---------- GIVEN RECORDS ----------

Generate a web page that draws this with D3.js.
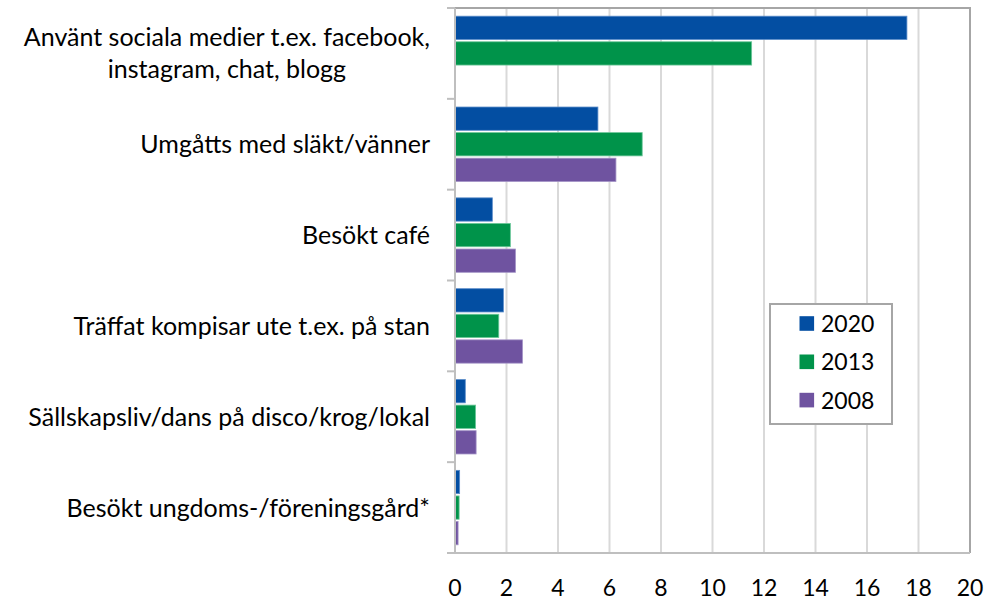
<!DOCTYPE html>
<html>
<head>
<meta charset="utf-8">
<script src="https://cdn.jsdelivr.net/npm/d3@7"></script>
<style>
  body { margin: 0; background: #fff; }
  text { font-family: Lato, "Open Sans", sans-serif; fill: #000; }
</style>
</head>
<body>
<svg id="chart" width="1004" height="600"></svg>
<script>
// categories, top to bottom
var categories = [
    ["Använt sociala medier t.ex. facebook,", "instagram, chat, blogg"],
    ["Umgåtts med släkt/vänner"],
    ["Besökt café"],
    ["Träffat kompisar ute t.ex. på stan"],
    ["Sällskapsliv/dans på disco/krog/lokal"],
    ["Besökt ungdoms-/föreningsgård*"]
];
var series = ["2020", "2013", "2008"];
var values2020 = [17.55, 5.55, 1.45, 1.88, 0.40, 0.18];
var values2013 = [11.52, 7.27, 2.15, 1.70, 0.80, 0.16];
var values2008 = [null, 6.25, 2.35, 2.62, 0.82, 0.12];
var xTicks = [0, 2, 4, 6, 8, 10, 12, 14, 16, 18, 20];
var colors = { "2020": "#034EA2", "2013": "#00934A", "2008": "#6F53A0" };
var strokes = { "2020": "#5B8CC9", "2013": "#6CC79A", "2008": "#A393C6" };

var svg = d3.select("#chart");
var pLeft = 455, pRight = 970, pTop = 8, pBottom = 553;
var numSize = "23px", labelSize = "25px";

var x = d3.scaleLinear().domain([0, 20]).range([pLeft, pRight]);
var y = d3.scaleBand().domain(d3.range(categories.length)).range([pTop, pBottom]);
var y1 = d3.scaleBand().domain(series).range([0, y.bandwidth()])
    .paddingInner(0.09).paddingOuter(0.32);

var rows = categories.map(function(c, i) {
    return { i: i, "2020": values2020[i], "2013": values2013[i], "2008": values2008[i] };
});

// gridlines
svg.append("g").selectAll("line")
    .data(xTicks.slice(1, -1))
    .enter().append("line")
    .attr("x1", function(d) { return x(d); })
    .attr("x2", function(d) { return x(d); })
    .attr("y1", pTop).attr("y2", pBottom)
    .style("stroke", "#D9D9D9")
    .style("stroke-width", 2);

// plot border (top & right)
svg.append("path")
    .attr("d", "M" + pLeft + "," + pTop + "H" + pRight + "V" + pBottom)
    .style("fill", "none")
    .style("stroke", "#A6A6A6")
    .style("stroke-width", 2);

// bars
var groups = svg.append("g").selectAll("g")
    .data(rows)
    .enter().append("g")
    .attr("transform", function(d) { return "translate(0," + y(d.i) + ")"; });

groups.selectAll("rect")
    .data(function(d) {
        return series.map(function(s) { return { s: s, v: d[s] }; })
            .filter(function(e) { return e.v != null; });
    })
    .enter().append("rect")
    .attr("x", x(0))
    .attr("y", function(d) { return y1(d.s); })
    .attr("width", function(d) { return x(d.v) - x(0); })
    .attr("height", y1.bandwidth())
    .style("fill", function(d) { return colors[d.s]; })
    .style("stroke", function(d) { return strokes[d.s]; })
    .style("stroke-width", 0.8);

// bottom axis line + category axis
svg.append("line")
    .attr("x1", pLeft).attr("x2", pRight)
    .attr("y1", pBottom).attr("y2", pBottom)
    .style("stroke", "#BFBFBF").style("stroke-width", 2);
svg.append("line")
    .attr("x1", pLeft).attr("x2", pLeft)
    .attr("y1", pTop).attr("y2", pBottom)
    .style("stroke", "#BFBFBF").style("stroke-width", 2);

svg.append("g").selectAll("line")
    .data(d3.range(categories.length + 1))
    .enter().append("line")
    .attr("x1", pLeft - 8).attr("x2", pLeft)
    .attr("y1", function(d) { return d < categories.length ? y(d) : pBottom; })
    .attr("y2", function(d) { return d < categories.length ? y(d) : pBottom; })
    .style("stroke", "#BFBFBF").style("stroke-width", 2);

// x tick labels
svg.append("g").selectAll("text")
    .data(xTicks)
    .enter().append("text")
    .attr("x", function(d) { return x(d); })
    .attr("y", 596)
    .attr("text-anchor", "middle")
    .style("font-size", numSize)
    .text(function(d) { return d; });

// category labels
var labelRight = 430;
var lab = svg.append("g").selectAll("text")
    .data(categories)
    .enter().append("text")
    .style("font-size", labelSize)
    .attr("text-anchor", "middle");

lab.each(function(lines, i) {
    var t = d3.select(this);
    var cy = y(i) + y.bandwidth() / 2;
    var lh = 32;
    var y0 = cy - (lines.length - 1) * lh / 2 + 9;
    // measure first line to centre others under it
    var probe = svg.append("text").style("font-size", labelSize).text(lines[0]);
    var w = probe.node().getComputedTextLength();
    probe.remove();
    var cx = labelRight - w / 2;
    lines.forEach(function(l, k) {
        t.append("tspan").attr("x", cx).attr("y", y0 + k * lh).text(l);
    });
});

// legend
var lg = svg.append("g").attr("transform", "translate(770,304)");
lg.append("rect")
    .attr("width", 122).attr("height", 120)
    .style("fill", "#fff")
    .style("stroke", "#A6A6A6").style("stroke-width", 2);
series.forEach(function(s, k) {
    var cy = 19.5 + k * 38.3;
    lg.append("rect")
        .attr("x", 29.5).attr("y", cy - 7.3)
        .attr("width", 14.6).attr("height", 14.6)
        .style("fill", colors[s]);
    lg.append("text")
        .attr("x", 51).attr("y", cy + 8.5)
        .style("font-size", numSize)
        .text(s);
});
</script>
</body>
</html>
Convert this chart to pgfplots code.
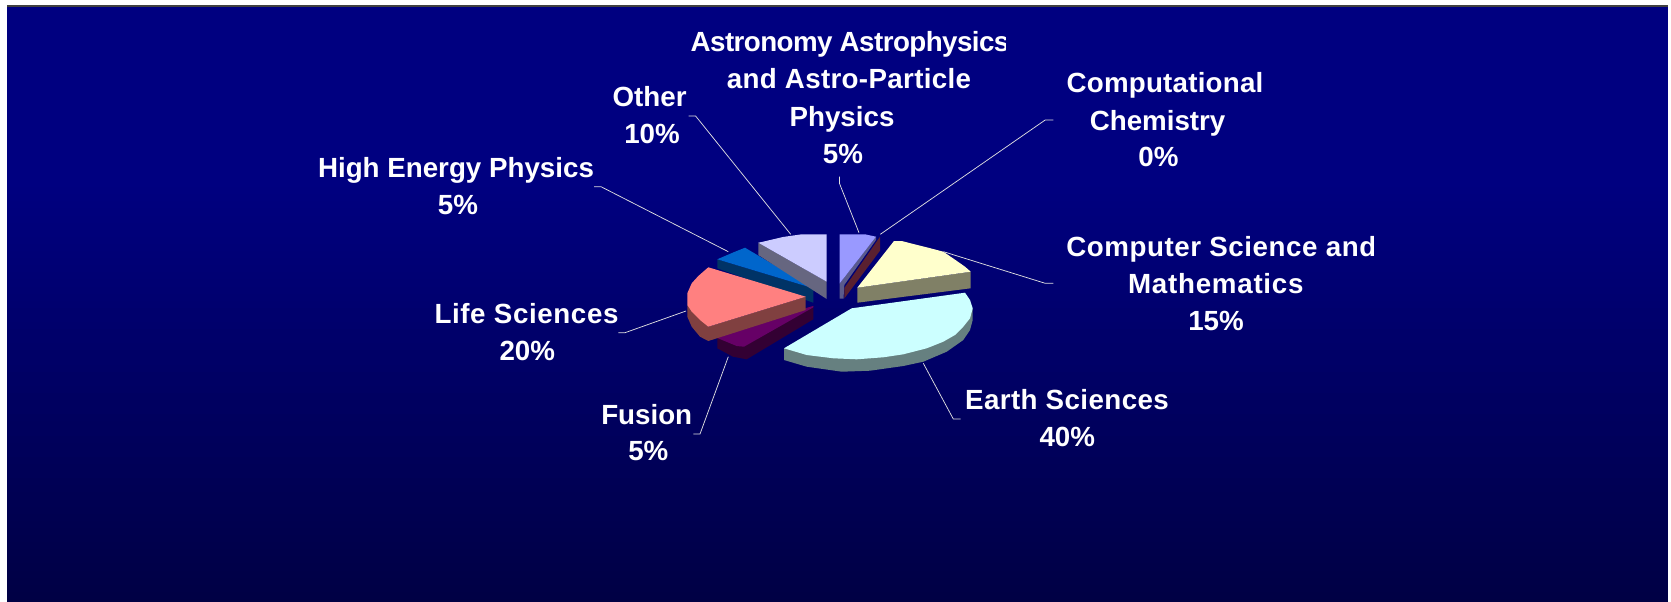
\documentclass[border=0pt]{standalone}
\usepackage{fontspec}
\setmainfont{Liberation Sans}
\usepackage{pgfplots}
\pgfplotsset{compat=1.18}
\definecolor{bgtop}{HTML}{000080}
\definecolor{bgbot}{HTML}{000044}
\definecolor{hepS}{RGB}{0,51,102}\definecolor{hepT}{RGB}{0,102,204}
\definecolor{othS}{RGB}{102,102,128}\definecolor{othT}{RGB}{204,204,255}
\definecolor{chmS}{RGB}{90,32,48}
\definecolor{astS}{RGB}{90,90,140}\definecolor{astT}{RGB}{153,153,255}
\definecolor{csS}{RGB}{128,128,102}\definecolor{csT}{RGB}{255,255,204}
\definecolor{fusS}{RGB}{51,0,51}\definecolor{fusT}{RGB}{102,0,102}
\definecolor{lifS}{RGB}{128,64,64}\definecolor{lifT}{RGB}{255,128,128}
\definecolor{eaS}{RGB}{102,128,128}\definecolor{eaT}{RGB}{204,255,255}
\definecolor{leader}{RGB}{224,224,224}
\newcommand{\chartlab}[4][0]{\node[anchor=base,inner sep=0pt,text=white] at (axis cs:#2,#3+0.7) {\fontsize{20.8}{25}\selectfont\bfseries\addfontfeature{LetterSpace=#1}#4};}
\begin{document}
\begin{tikzpicture}
\begin{axis}[
  scale only axis, width=1253.25pt, height=450.75pt,
  xmin=0, xmax=1671, ymin=0, ymax=601, y dir=reverse,
  hide axis, clip=false]
\path[fill=white] (axis cs:0,0) rectangle (axis cs:1671,601);
\path[fill=bgtop] (axis cs:7,6) rectangle (axis cs:1668,181);
\pgfplotsinvokeforeach{0,...,59}{
  \path[fill=bgbot!\the\numexpr #1*100/59\relax!bgtop] (axis cs:7,180+#1*7.1) rectangle (axis cs:1668,601.6);
}
\path[fill=black!75] (axis cs:7,5.5) rectangle (axis cs:1668,7);
% High Energy Physics 5
\addplot[draw=none,fill=hepS] coordinates {(717.3,259.3)(813.3,288.3)(813.3,302.7)(717.3,268.3)};
\addplot[draw=none,fill=hepT] coordinates {(745,247.7)(813.3,288.3)(717.3,259.3)(723.3,256.7)(735,251.7)};
% Other 10
\addplot[draw=none,fill=othS] coordinates {(758.3,242.7)(826.7,281.7)(826.7,299)(758.3,255)};
\addplot[draw=none,fill=othT] coordinates {(826.7,234.3)(826.7,281.7)(758.3,242.7)(763,241.7)(783,237)(801.7,234.3)};
% Computational Chemistry 0
\addplot[draw=none,fill=chmS] coordinates {(880,236.7)(844.3,288)(844.3,298.5)(880,250.7)};
% Astronomy 5
\addplot[draw=none,fill=astS] coordinates {(839.7,283.3)(876,236.7)(876,240)(844.3,285)(843.5,298.5)(839.7,298.5)};
\addplot[draw=none,fill=astT] coordinates {(839.7,234.3)(865,234.3)(876,236.7)(839.7,283.3)};
% Computer Science 15
\addplot[draw=none,fill=csS] coordinates {(857.3,287.7)(970.7,271.7)(970.7,288.3)(857.3,302.7)};
\addplot[draw=none,fill=csT] coordinates {(894,241)(901.7,241)(913.3,244)(926.7,247.3)(943.3,251.7)(953,258.3)(965,266.7)(970.7,271.7)(857.3,287.7)};
% Fusion 5
\addplot[draw=none,fill=fusS] coordinates {(813.3,306)(717.3,333.3)(717.3,348.3)(733,356.7)(746.7,359.3)(813.3,319.3)};
\addplot[draw=none,fill=fusT] coordinates {(813.3,306)(717.3,333.3)(717.3,338)(736.7,346)(744,346.7)(813.3,307.3)};
% Life Sciences 20
\addplot[draw=none,fill=lifS] coordinates {(805.7,296.7)(805.7,310)(708.3,341)(700,336.7)(691.7,326.7)(687.3,316.7)(687.3,305)(708.3,326.7)};
\addplot[draw=none,fill=lifT] coordinates {(708.3,267.3)(805.7,296.7)(708.3,326.7)(700,320)(691.7,311.7)(687.3,305)(687.3,293.3)(691.7,283.3)(698.3,276)};
% Earth Sciences 40
\addplot[draw=none,fill=eaS] coordinates {(784,348.3)(784,360)(806.7,366.7)(841.7,371.7)(870,370.7)(903.3,366)(923.3,361.7)(946.7,351.7)(963.3,340)(970,330)(972.7,320)(972.7,308.3)};
\addplot[draw=none,fill=eaT] coordinates {(965,292.7)(970,300)(972.7,308.3)(970,318.3)(963.3,326.7)(955,335)(943.3,341.7)(926.7,348.3)(903.3,354.3)(883.3,357.3)(856.7,359.3)(833.3,358.3)(806.7,355)(784,348.3)(851.7,308.3)};
% leaders
\addplot[no marks,draw=leader,line width=0.55pt] coordinates {(688.6,116)(695.6,116)(790.7,234.3)};
\addplot[no marks,draw=leader,line width=0.55pt] coordinates {(594,186.7)(601,186.7)(728.3,251.7)};
\addplot[no marks,draw=leader,line width=0.55pt] coordinates {(839.5,176.7)(839.5,183.5)(859,232.7)};
\addplot[no marks,draw=leader,line width=0.55pt] coordinates {(1053.3,120)(1045.2,120)(880.3,234.3)};
\addplot[no marks,draw=leader,line width=0.55pt] coordinates {(1053.3,283.3)(1045.2,283.3)(943.5,251.7)};
\addplot[no marks,draw=leader,line width=0.55pt] coordinates {(618.3,332.7)(625,332.7)(686,311)};
\addplot[no marks,draw=leader,line width=0.55pt] coordinates {(693.3,434)(700,434)(728.3,356.7)};
\addplot[no marks,draw=leader,line width=0.55pt] coordinates {(960.7,419)(953.3,419)(923.3,363.3)};
% labels
\chartlab{456}{176.7}{High Energy Physics}
\chartlab{458}{214}{5\%}
\chartlab{649.6}{106}{Other}
\chartlab{652}{142.3}{10\%}
\begin{scope}
\clip (axis cs:600,20) rectangle (axis cs:1005.6,60);
\chartlab[-2]{850}{51}{Astronomy Astrophysics}
\end{scope}
\chartlab[1.2]{849}{87.6}{and Astro-Particle}
\chartlab{842}{125.7}{Physics}
\chartlab{843}{162.7}{5\%}
\begin{scope}
\clip (axis cs:1040,60) rectangle (axis cs:1262,100);
\chartlab[0.8]{1165}{92}{Computational}
\end{scope}
\chartlab{1157.6}{130}{Chemistry}
\chartlab{1158.5}{165.7}{0\%}
\begin{scope}
\clip (axis cs:1040,225) rectangle (axis cs:1373,265);
\chartlab[2]{1221.3}{256}{Computer Science and}
\end{scope}
\chartlab[2.7]{1215.8}{292.7}{Mathematics}
\chartlab{1216}{329.3}{15\%}
\chartlab[2.2]{526.5}{322.7}{Life Sciences}
\chartlab{527.3}{359.3}{20\%}
\chartlab{646.7}{423.3}{Fusion}
\chartlab{648.3}{460}{5\%}
\chartlab[1.5]{1067}{408.3}{Earth Sciences}
\chartlab{1067.3}{445.7}{40\%}
\end{axis}
\end{tikzpicture}
\end{document}
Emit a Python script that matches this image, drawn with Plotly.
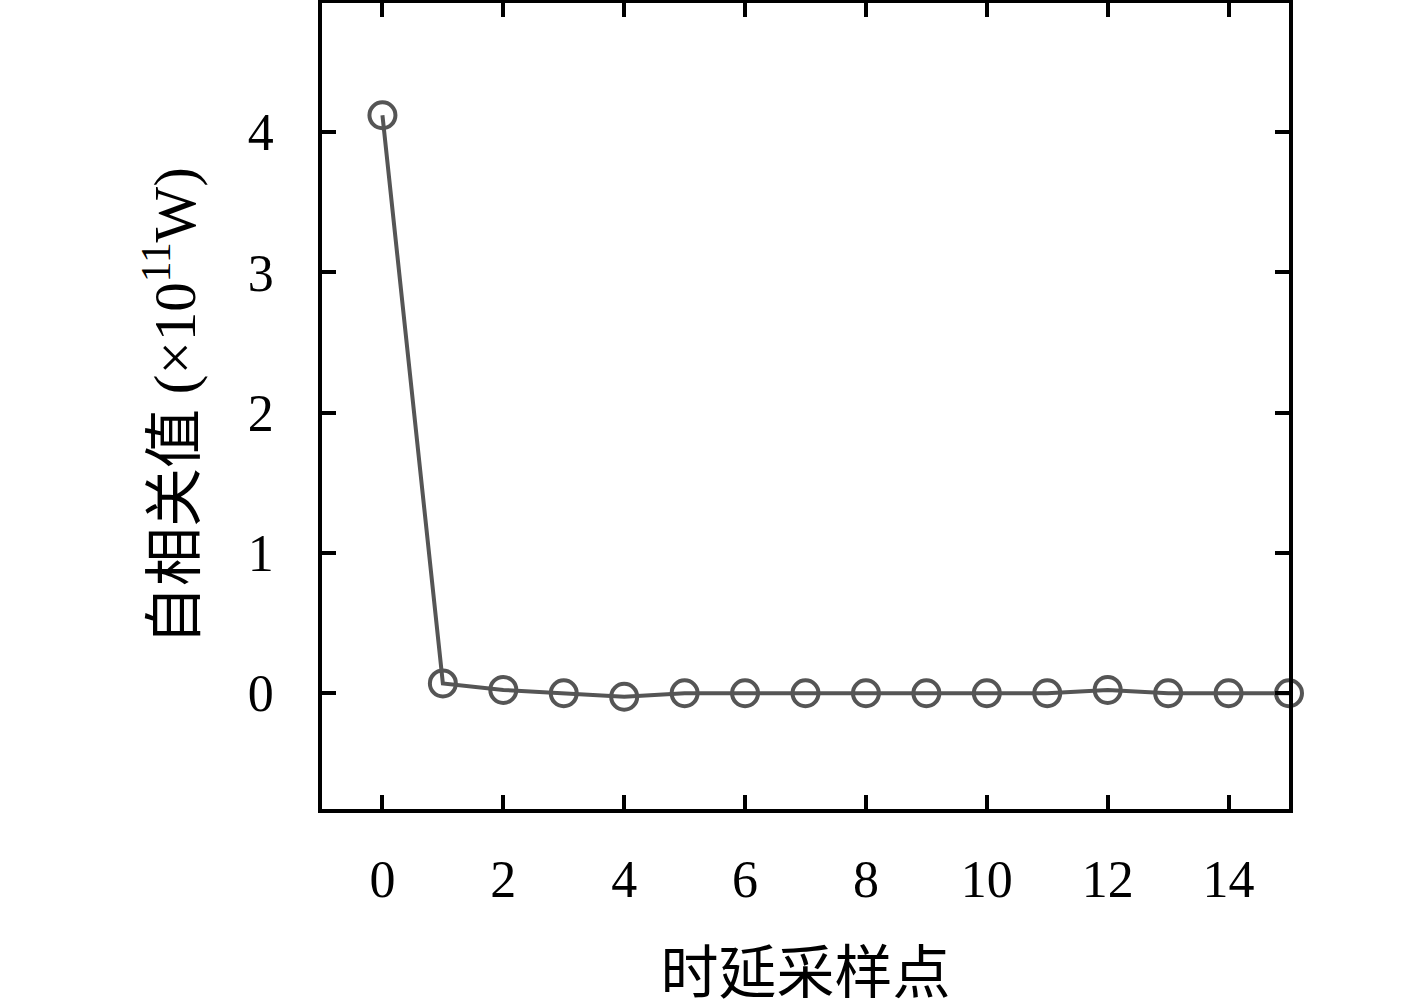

----------

[EXERCISE OBJECTIVE]: Find the string "script" in the listing and return every line that holds it.

[ANSWER TO THE TASK]:
<script src="https://cdn.jsdelivr.net/npm/d3@7"></script>
<script>
</script>
Emit a Python script that matches this image, drawn with Plotly.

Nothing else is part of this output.